La presidente però non ha ancora deciso, consapevole del rischio che corre. Rimanere per un’altra legislatura dietro la lavagna, nella doppia veste di Premier di uno Stato fondatore e di leader politica dei ‘malmostosi’ Conservatori. Di seguire, cinque anni dopo, la parabola discendente del “quasi amico” della Lega, trionfatore assoluto alle Europee del 2019, e perfetto sconosciuto a Bruxelles. Una parabola che solo qualche mese dopo gli fece perdere anche il governo in Italia, per lo “scherzetto” di Giuseppe Conte. Un’esclusione dell’Italia a Bruxelles è un’incognita anche per i nostri conti pubblici, che continuano ad essere il “ventre molle” dell’Europa.

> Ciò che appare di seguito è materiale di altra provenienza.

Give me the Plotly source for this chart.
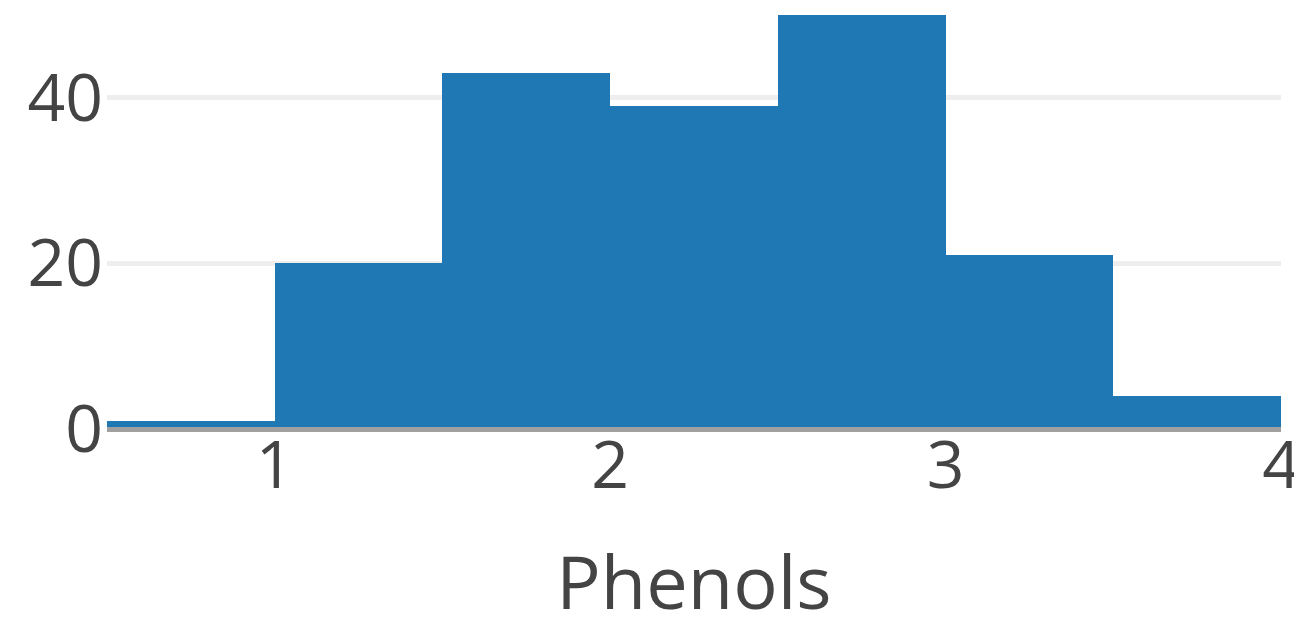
import plotly.graph_objects as go

bin_centers = [0.75, 1.25, 1.75, 2.25, 2.75, 3.25, 3.75]
counts = [1, 20, 43, 39, 50, 21, 4]
bin_width = 0.5
x_ticks = [1, 2, 3, 4]
y_ticks = [0, 20, 40]

fig = go.Figure(go.Bar(x=bin_centers, y=counts, width=bin_width,
                       marker=dict(color="#1f77b4", line=dict(width=0))))

fig.update_layout(
    width=1294, height=623,
    margin=dict(l=99, r=21, t=0, b=202),
    paper_bgcolor="white", plot_bgcolor="white",
    bargap=0, showlegend=False,
    font=dict(family="Open Sans", color="#444"),
    xaxis=dict(range=[0.5, 4], tickvals=x_ticks, showgrid=False, zeroline=False,
               tickfont=dict(size=66, color="#444", family="Open Sans"), ticks="",
               title=dict(text="Phenols", font=dict(size=74, color="#444", family="Open Sans"),
                          standoff=61)),
    yaxis=dict(range=[0, 50.8], tickvals=y_ticks, showgrid=True, gridcolor="#eeeeee",
               gridwidth=5, zeroline=True, zerolinecolor="#a0a0a0", zerolinewidth=5,
               tickfont=dict(size=66, color="#444", family="Open Sans"), ticks="",
               showline=False),
)
try:
    fig.update_yaxes(zerolinelayer="above traces")
except Exception:
    pass
try:
    fig.update_xaxes(ticklabelstandoff=-8, ticklabeloverflow="allow")
except Exception:
    pass
try:
    fig.update_yaxes(ticklabelstandoff=3)
except Exception:
    pass

fig.write_html("out.html")
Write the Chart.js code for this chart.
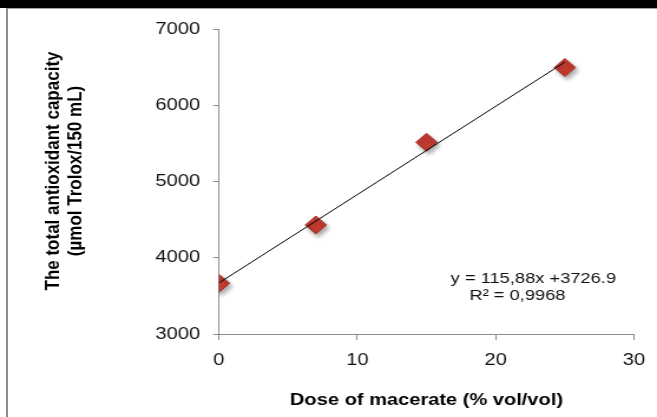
<!DOCTYPE html>
<html>
<head>
<meta charset="utf-8">
<script src="https://cdn.jsdelivr.net/npm/chart.js@4/dist/chart.umd.min.js"></script>
<style>
  body { margin: 0; background: #fff; }
  #wrap { position: relative; width: 657px; height: 417px; overflow: hidden; }
  #bar { position: absolute; left: 0; top: 0; width: 657px; height: 8px; background: #000; }
  #frame { position: absolute; left: 6px; top: 8px; width: 660px; height: 420px;
           border-left: 2px solid #8c8c8c; border-top: 1px solid #a0a0a0; }
  canvas { position: absolute; left: 0; top: 0; }
</style>
</head>
<body>
<div id="wrap">
  <canvas id="js--chart" width="557" height="417" style="width:657px;height:417px"></canvas>
  <div id="bar"></div>
  <div id="frame"></div>
</div>
<script>
// values
const doseX = [0, 7, 15, 25];
const capacityY = [3665, 4430, 5515, 6495];

// trend line ends (as drawn in the picture)
const trendX = [0, 25];
const trendY = [3670, 6565];

const xTicks = [0, 10, 20, 30];
const yTicks = [3000, 4000, 5000, 6000, 7000];

const yTitle = ['The total antioxidant capacity', '(\u00b5mol Trolox/150 mL)'];
const equationLines = ['y = 115,88x +3726.9', 'R\u00b2 = 0,9968'];

Chart.defaults.font.family = "'Liberation Sans', Arial, sans-serif";
Chart.defaults.color = '#111';

// y title is drawn here so it can sit a bit above the middle like in the picture
const yTitlePlugin = {
  id: 'yTitle',
  afterDraw(chart) {
    const ctx = chart.ctx;
    ctx.save();
    ctx.font = "bold 17px 'Liberation Sans', Arial, sans-serif";
    ctx.fillStyle = '#000';
    ctx.textAlign = 'center';
    ctx.textBaseline = 'middle';
    ctx.translate(45, 171);
    ctx.rotate(-Math.PI / 2);
    ctx.fillText(yTitle[0], 0, 0);
    ctx.fillText(yTitle[1], 0, 19.5);
    ctx.restore();
  }
};

const equationPlugin = {
  id: 'equation',
  afterDraw(chart) {
    const ctx = chart.ctx;
    const x = chart.scales.x, y = chart.scales.y;
    ctx.save();
    ctx.font = "15.5px 'Liberation Sans', Arial, sans-serif";
    ctx.fillStyle = '#111';
    ctx.textBaseline = 'middle';
    ctx.textAlign = 'left';
    ctx.fillText(equationLines[0], x.getPixelForValue(16.75), y.getPixelForValue(3725));
    ctx.fillText(equationLines[1], x.getPixelForValue(18.1), y.getPixelForValue(3505));
    ctx.restore();
  }
};

// soft shadow under the diamonds
const shadowPlugin = {
  id: 'markerShadow',
  beforeDatasetDraw(chart, args) {
    if (args.meta.type !== 'scatter') return;
    const ctx = chart.ctx;
    ctx.save();
    ctx.shadowColor = 'rgba(0,0,0,0.35)';
    ctx.shadowBlur = 4;
    ctx.shadowOffsetX = 2;
    ctx.shadowOffsetY = 3;
  },
  afterDatasetDraw(chart, args) {
    if (args.meta.type !== 'scatter') return;
    chart.ctx.restore();
  }
};

const data = {
  datasets: [
    {
      label: 'trend',
      type: 'line',
      data: trendX.map((v, i) => ({x: v, y: trendY[i]})),
      borderColor: '#000',
      borderWidth: 1,
      pointRadius: 0,
      fill: false,
      order: 0,
    },
    {
      label: 'capacity',
      type: 'scatter',
      data: doseX.map((v, i) => ({x: v, y: capacityY[i]})),
      pointStyle: 'rectRot',
      pointRadius: 9,
      pointHoverRadius: 9,
      backgroundColor: '#c23a30',
      borderColor: '#a02c27',
      borderWidth: 1,
      order: 1,
    }
  ]
};

const config = {
  type: 'scatter',
  data: data,
  plugins: [shadowPlugin, yTitlePlugin, equationPlugin],
  options: {
    responsive: false,
    devicePixelRatio: 1,
    animation: false,
    layout: { padding: { top: 29, right: 19, bottom: 0, left: 0 } },
    plugins: { legend: { display: false }, tooltip: { enabled: false } },
    scales: {
      x: {
        type: 'linear',
        min: xTicks[0],
        max: xTicks[xTicks.length - 1],
        afterFit: s => { s.height = 83; },
        afterBuildTicks: s => { s.ticks = xTicks.map(v => ({value: v})); },
        grid: { drawOnChartArea: false, drawTicks: true, tickLength: 6, color: '#8c8c8c' },
        border: { color: '#8c8c8c', width: 1 },
        ticks: { font: { size: 17 }, padding: 10, maxRotation: 0, callback: v => String(v) },
        title: {
          display: true,
          text: 'Dose of macerate (% vol/vol)',
          font: { size: 17, weight: 'bold' },
          color: '#000',
          padding: { top: 0, bottom: 6 }
        }
      },
      y: {
        type: 'linear',
        min: yTicks[0],
        max: yTicks[yTicks.length - 1],
        afterFit: s => { s.width = 185.6; },
        afterBuildTicks: s => { s.ticks = yTicks.map(v => ({value: v})); },
        grid: { drawOnChartArea: false, drawTicks: true, tickLength: 5, color: '#8c8c8c' },
        border: { color: '#8c8c8c', width: 1 },
        ticks: { font: { size: 17 }, padding: 11, callback: v => String(v) },
        title: { display: false }
      }
    }
  }
};

new Chart(document.getElementById('js--chart'), config);
</script>
</body>
</html>
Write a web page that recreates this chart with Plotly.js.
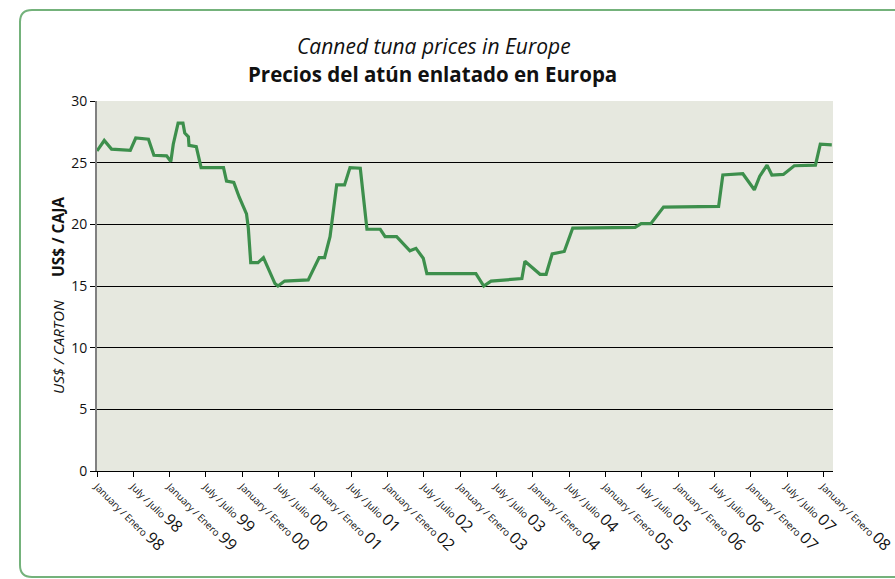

Non poter disporre dell’ombrello difensivo dell’Ue può essere un rischio mortale per la maggioranza di governo. Giorgia Meloni ha ancora 90 minuti per decidere. Il primo tempo prevede la designazione della presidenza della Commissione e l’elezione della presidenza del Consiglio europeo. È necessaria una maggioranza qualifi cata di 15 Stati membri che rappresentino almeno il 65 per cento della popolazione. Quorum ampiamente disponibile senza l’Italia, ma Giorgia Meloni dovrà comunque mandare un segnale. Il secondo tempo (tra il 16 ed il 18 luglio) invece si giocherà con la conta nel Parlamento Europeo. La coalizione-Ursula è sul filo, Fratelli d’Italia dovrà decidere se dare parere favorevole oppure confermare l’autoemarginazione. E pagarne le conseguenze. A Roma intanto la maggioranza di governo ha tre posizioni diverse: la Lega è per il no, Forza Italia per il sì. E Giorgia nicchia. Intanto a Bruxelles aspettano.